Thus, major concepts and activities necessary to address environmental factors that can affect the health of individuals and populations are within the scope of practice and definition of nursing set forth by the ANA.

The Nursing Process

The nursing process, consisting of assessment, diagnosis, planning/outcomes, intervention, and evaluation, has been described as the core and essence of nursing, central to all nursing actions. It is a deliberate, logical, and rational problem solving process whereby the practice of nursing is performed systematically. The nursing process includes continuous input from patients, their families, or communities through all phases from assessment to evaluation. Diagnoses, planning, and interventions may be altered at any stage based upon new information from the patient or any other source. As far as possible, the patient should have an active and equal role in the nursing process, constricted only by physical or emotional limitations on their ability to participate.

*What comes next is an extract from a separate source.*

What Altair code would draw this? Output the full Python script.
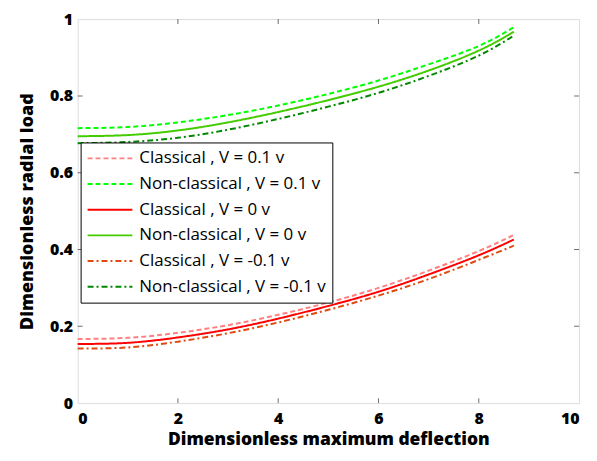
import altair as alt
import pandas as pd

x_vals = [0, 1, 2, 3, 4, 5, 6, 7, 8, 8.7]

series_names = [
    "Classical , V = 0.1 v",
    "Non-classical , V = 0.1 v",
    "Classical , V = 0 v",
    "Non-classical , V = 0 v",
    "Classical , V = -0.1 v",
    "Non-classical , V = -0.1 v",
]

classical_p01 = [0.167, 0.170, 0.183, 0.203, 0.230, 0.262, 0.300, 0.345, 0.396, 0.438]
nonclassical_p01 = [0.716, 0.719, 0.731, 0.750, 0.775, 0.805, 0.840, 0.882, 0.930, 0.979]
classical_0 = [0.154, 0.157, 0.171, 0.192, 0.220, 0.253, 0.290, 0.335, 0.385, 0.426]
nonclassical_0 = [0.695, 0.698, 0.710, 0.731, 0.758, 0.789, 0.824, 0.866, 0.918, 0.967]
classical_m01 = [0.142, 0.145, 0.160, 0.182, 0.210, 0.243, 0.280, 0.323, 0.373, 0.410]
nonclassical_m01 = [0.677, 0.680, 0.691, 0.712, 0.740, 0.772, 0.808, 0.852, 0.905, 0.957]

series_values = [classical_p01, nonclassical_p01, classical_0,
                 nonclassical_0, classical_m01, nonclassical_m01]

colors = ["#FF8080", "#00FF00", "#FF0000", "#44CC00", "#E04A10", "#008800"]
dashes = [[5, 3], [5, 3], [1, 0], [1, 0], [6, 3, 2, 3], [6, 3, 2, 3]]

x_ticks = [0, 2, 4, 6, 8, 10]
y_ticks = [0, 0.2, 0.4, 0.6, 0.8, 1]

rows = []
for name, vals in zip(series_names, series_values):
    for xv, yv in zip(x_vals, vals):
        rows.append({"x": xv, "y": yv, "series": name})
df = pd.DataFrame(rows)

FONT = "Open Sans"
LFONT = "Open Sans"

xscale = alt.Scale(domain=[0, 10], nice=False)
yscale = alt.Scale(domain=[0, 1], nice=False)

H = 386
W = 504

legend_cfg = dict(title=None, orient="none", legendX=3, legendY=124,
                  symbolType="stroke", symbolSize=2025,
                  symbolStrokeWidth=2, clipHeight=20,
                  rowPadding=5.8, padding=6,
                  labelFont=LFONT, labelFontSize=17,
                  labelColor="black", labelLimit=300,
                  strokeColor="black", fillColor="white",
                  cornerRadius=0, labelOffset=6)

lines = alt.Chart(df).mark_line(strokeWidth=2, interpolate="natural").encode(
    x=alt.X("x:Q", scale=xscale,
            axis=alt.Axis(title="Dimensionless maximum deflection", values=x_ticks,
                          format="d", grid=False, ticks=False, domain=False,
                          labelFont=FONT, labelFontWeight=800, labelFontSize=16,
                          labelColor="black", labelPadding=7,
                          titleFont=FONT, titleFontWeight=800, titleFontSize=17.5,
                          titleColor="black", titlePadding=5)),
    y=alt.Y("y:Q", scale=yscale,
            axis=alt.Axis(title="Dimensionless radial load", values=y_ticks,
                          grid=False, ticks=False, domain=False,
                          labelFont=FONT, labelFontWeight=800, labelFontSize=16,
                          labelColor="black", labelPadding=5,
                          labelExpr="datum.value == 0 ? '0' : datum.value == 1 ? '1' : format(datum.value, '.1f')",
                          titleFont=FONT, titleFontWeight=800, titleFontSize=18,
                          titleColor="black", titlePadding=13)),
    color=alt.Color("series:N", sort=series_names,
                    scale=alt.Scale(domain=series_names, range=colors),
                    legend=alt.Legend(**legend_cfg)),
    strokeDash=alt.StrokeDash("series:N", sort=series_names,
                              scale=alt.Scale(domain=series_names, range=dashes),
                              legend=alt.Legend(**legend_cfg)),
)

xt = pd.DataFrame({"t": [2, 4, 6, 8]})
yt = pd.DataFrame({"t": [0.2, 0.4, 0.6, 0.8]})

tick_bottom = alt.Chart(xt).mark_tick(color="#333333", size=10, thickness=1, clip=True).encode(
    x=alt.X("t:Q", scale=xscale), y=alt.value(H))
tick_top = alt.Chart(xt).mark_tick(color="#333333", size=10, thickness=1, clip=True).encode(
    x=alt.X("t:Q", scale=xscale), y=alt.value(0))
tick_left = alt.Chart(yt).mark_tick(color="#333333", size=10, thickness=1, clip=True).encode(
    y=alt.Y("t:Q", scale=yscale), x=alt.value(0))
tick_right = alt.Chart(yt).mark_tick(color="#333333", size=10, thickness=1, clip=True).encode(
    y=alt.Y("t:Q", scale=yscale), x=alt.value(W))

chart = alt.layer(lines, tick_bottom, tick_top, tick_left, tick_right).properties(
    width=W, height=H,
    autosize=alt.AutoSizeParams(type="none"),
    padding={"left": 70, "top": 10, "right": 10, "bottom": 50},
).configure_view(stroke="#333333", strokeWidth=1.5).configure(background="white")

chart.save("out.html", embed_options={"renderer": "svg", "actions": False})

It is worth noting that the nursing process was developed for the care of individuals, and has since expanded to include a role in the care of families and communities. Application of the nursing process to environmental health issues may require nurses to employ various phases of the process in new ways. For example, the intervention may be recommending a change in the source of drinking water that affects a whole neighborhood or community. The process is compatible with the framework of investigator, educator, and advocate, established by the California Public Health Foundation (1992) to address nursing roles and responsibilities particular to environmental health issues. The CPHF framework augments rather than duplicates the nursing process.

During the assessment phase of the nursing process, data are gathered to determine a patient's state of health and to identify factors that may affect well-being. This activity includes eliciting a health history to identify previous illnesses and injuries, allergies, family health patterns, and psychosocial factors affecting health. Environmental health components of history taking can be integrated into the routine assessment of patients by including questions about prior exposure to chemical, physical, or biological hazards and about temporal relationships between the onset of symptoms and activities performed before or during the occurrence of symptoms. During an assessment, the nurse should be alert to patterns of co-morbidity among patients, family members, and communities that are indicative of environmental etiologies. Nurses also conduct assessments during visits to patients in their homes and places of work, gaining first hand information about environmental factors that may adversely affect health.